### Objective
List each line of the data that holds the string "chart", please.

-- begin Provided data --

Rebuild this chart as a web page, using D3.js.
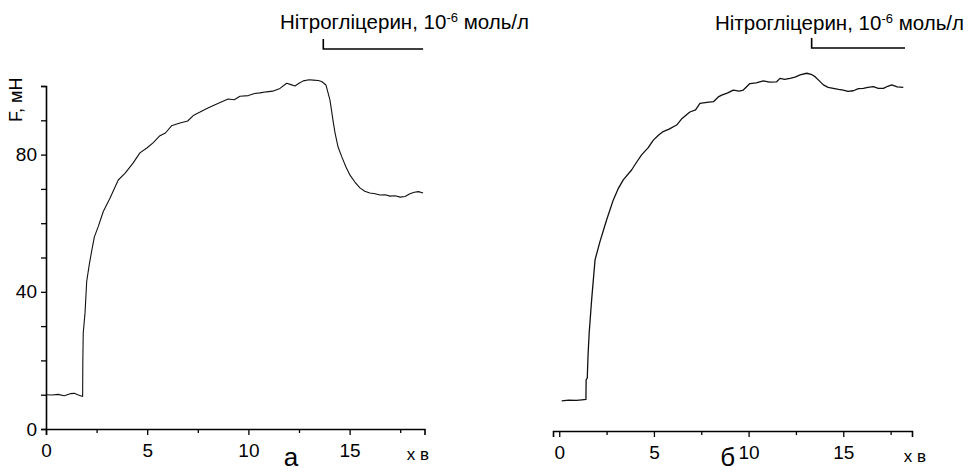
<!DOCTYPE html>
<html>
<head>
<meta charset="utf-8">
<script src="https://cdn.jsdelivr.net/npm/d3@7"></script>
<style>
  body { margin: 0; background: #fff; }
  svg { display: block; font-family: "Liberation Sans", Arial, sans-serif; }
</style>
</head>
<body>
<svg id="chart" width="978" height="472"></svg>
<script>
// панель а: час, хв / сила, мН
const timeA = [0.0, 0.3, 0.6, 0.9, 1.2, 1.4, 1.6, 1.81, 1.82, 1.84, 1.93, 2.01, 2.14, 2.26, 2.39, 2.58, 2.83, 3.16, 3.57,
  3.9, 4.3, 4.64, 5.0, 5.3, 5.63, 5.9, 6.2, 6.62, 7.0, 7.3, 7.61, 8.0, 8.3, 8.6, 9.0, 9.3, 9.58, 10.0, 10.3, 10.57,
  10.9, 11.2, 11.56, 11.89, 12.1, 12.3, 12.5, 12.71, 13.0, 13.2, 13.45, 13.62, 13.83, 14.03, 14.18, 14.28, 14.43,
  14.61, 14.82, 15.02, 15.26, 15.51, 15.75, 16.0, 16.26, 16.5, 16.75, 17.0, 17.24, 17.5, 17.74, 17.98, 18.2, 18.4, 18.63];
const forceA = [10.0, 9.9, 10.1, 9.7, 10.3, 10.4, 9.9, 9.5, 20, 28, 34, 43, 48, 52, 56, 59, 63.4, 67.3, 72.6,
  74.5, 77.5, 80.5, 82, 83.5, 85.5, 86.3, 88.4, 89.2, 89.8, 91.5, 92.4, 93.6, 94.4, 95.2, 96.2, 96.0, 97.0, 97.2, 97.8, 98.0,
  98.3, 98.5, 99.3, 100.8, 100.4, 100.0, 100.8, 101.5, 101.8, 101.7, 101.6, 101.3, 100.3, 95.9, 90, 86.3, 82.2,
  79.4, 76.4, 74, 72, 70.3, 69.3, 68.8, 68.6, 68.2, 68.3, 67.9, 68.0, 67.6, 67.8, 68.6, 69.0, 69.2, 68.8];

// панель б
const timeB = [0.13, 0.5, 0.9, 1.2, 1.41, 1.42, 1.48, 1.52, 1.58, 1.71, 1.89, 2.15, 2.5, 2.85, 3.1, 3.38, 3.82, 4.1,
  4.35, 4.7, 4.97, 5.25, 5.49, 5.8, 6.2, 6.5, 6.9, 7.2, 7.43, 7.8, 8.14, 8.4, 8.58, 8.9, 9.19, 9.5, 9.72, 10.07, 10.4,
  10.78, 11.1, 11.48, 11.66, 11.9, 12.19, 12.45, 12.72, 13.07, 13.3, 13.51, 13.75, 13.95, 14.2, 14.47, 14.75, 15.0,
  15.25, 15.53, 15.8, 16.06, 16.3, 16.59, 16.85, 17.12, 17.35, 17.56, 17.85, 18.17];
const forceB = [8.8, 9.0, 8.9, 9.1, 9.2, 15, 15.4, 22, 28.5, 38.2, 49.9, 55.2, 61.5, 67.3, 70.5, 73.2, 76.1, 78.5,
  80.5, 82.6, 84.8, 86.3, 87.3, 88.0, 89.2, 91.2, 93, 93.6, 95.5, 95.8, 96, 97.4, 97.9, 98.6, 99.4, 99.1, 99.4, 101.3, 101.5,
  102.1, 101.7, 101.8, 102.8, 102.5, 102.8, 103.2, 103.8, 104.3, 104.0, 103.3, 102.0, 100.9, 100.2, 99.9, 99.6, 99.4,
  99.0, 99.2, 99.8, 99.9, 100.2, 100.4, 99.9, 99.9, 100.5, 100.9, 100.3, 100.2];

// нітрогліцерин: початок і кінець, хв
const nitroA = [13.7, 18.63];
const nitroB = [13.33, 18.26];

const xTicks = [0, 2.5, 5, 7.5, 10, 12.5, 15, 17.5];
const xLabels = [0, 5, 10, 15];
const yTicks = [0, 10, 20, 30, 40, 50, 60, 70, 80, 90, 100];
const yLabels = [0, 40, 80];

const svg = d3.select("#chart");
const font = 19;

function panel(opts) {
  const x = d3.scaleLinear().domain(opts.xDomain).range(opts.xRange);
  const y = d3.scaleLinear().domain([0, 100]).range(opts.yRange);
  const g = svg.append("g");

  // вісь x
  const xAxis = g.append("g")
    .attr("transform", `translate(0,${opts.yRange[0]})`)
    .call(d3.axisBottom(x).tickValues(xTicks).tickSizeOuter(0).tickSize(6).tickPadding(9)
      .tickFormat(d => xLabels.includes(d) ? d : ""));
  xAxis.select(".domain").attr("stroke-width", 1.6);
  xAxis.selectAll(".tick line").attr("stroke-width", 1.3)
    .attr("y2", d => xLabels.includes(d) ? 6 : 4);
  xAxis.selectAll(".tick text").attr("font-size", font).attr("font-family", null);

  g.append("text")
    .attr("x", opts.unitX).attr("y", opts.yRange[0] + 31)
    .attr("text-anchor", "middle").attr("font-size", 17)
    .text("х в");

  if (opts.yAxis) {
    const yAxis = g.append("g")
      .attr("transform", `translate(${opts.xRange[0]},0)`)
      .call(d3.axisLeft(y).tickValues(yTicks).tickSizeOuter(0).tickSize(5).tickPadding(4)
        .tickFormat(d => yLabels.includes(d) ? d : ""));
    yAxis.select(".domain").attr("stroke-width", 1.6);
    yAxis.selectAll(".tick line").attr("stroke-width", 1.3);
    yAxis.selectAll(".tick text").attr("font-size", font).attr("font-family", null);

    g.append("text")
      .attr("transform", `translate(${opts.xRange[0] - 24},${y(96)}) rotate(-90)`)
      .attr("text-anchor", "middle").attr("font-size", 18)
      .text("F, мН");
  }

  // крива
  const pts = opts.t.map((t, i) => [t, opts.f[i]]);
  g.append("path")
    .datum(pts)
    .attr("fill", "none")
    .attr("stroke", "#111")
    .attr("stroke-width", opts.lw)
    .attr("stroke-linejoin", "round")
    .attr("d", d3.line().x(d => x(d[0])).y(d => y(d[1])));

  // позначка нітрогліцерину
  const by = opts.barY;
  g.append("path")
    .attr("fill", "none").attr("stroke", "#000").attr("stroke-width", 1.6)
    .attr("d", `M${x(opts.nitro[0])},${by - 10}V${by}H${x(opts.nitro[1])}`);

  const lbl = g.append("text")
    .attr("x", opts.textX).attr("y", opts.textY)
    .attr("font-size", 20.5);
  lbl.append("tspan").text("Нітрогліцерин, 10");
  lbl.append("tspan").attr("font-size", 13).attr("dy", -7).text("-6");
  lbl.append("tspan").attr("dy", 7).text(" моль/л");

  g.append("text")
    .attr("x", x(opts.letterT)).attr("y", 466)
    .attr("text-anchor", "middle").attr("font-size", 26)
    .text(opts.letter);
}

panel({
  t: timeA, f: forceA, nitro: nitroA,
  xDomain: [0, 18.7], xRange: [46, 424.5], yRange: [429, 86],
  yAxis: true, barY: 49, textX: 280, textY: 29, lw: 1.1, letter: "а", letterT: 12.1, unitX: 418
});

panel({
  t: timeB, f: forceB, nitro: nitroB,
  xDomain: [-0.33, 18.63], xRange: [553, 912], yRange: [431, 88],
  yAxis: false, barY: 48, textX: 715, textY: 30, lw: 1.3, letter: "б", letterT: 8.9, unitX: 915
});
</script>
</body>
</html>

-- end Provided data --

### Task answer
Rebuild this chart as a web page, using D3.js.
<svg id="chart" width="978" height="472"></svg>
const svg = d3.select("#chart");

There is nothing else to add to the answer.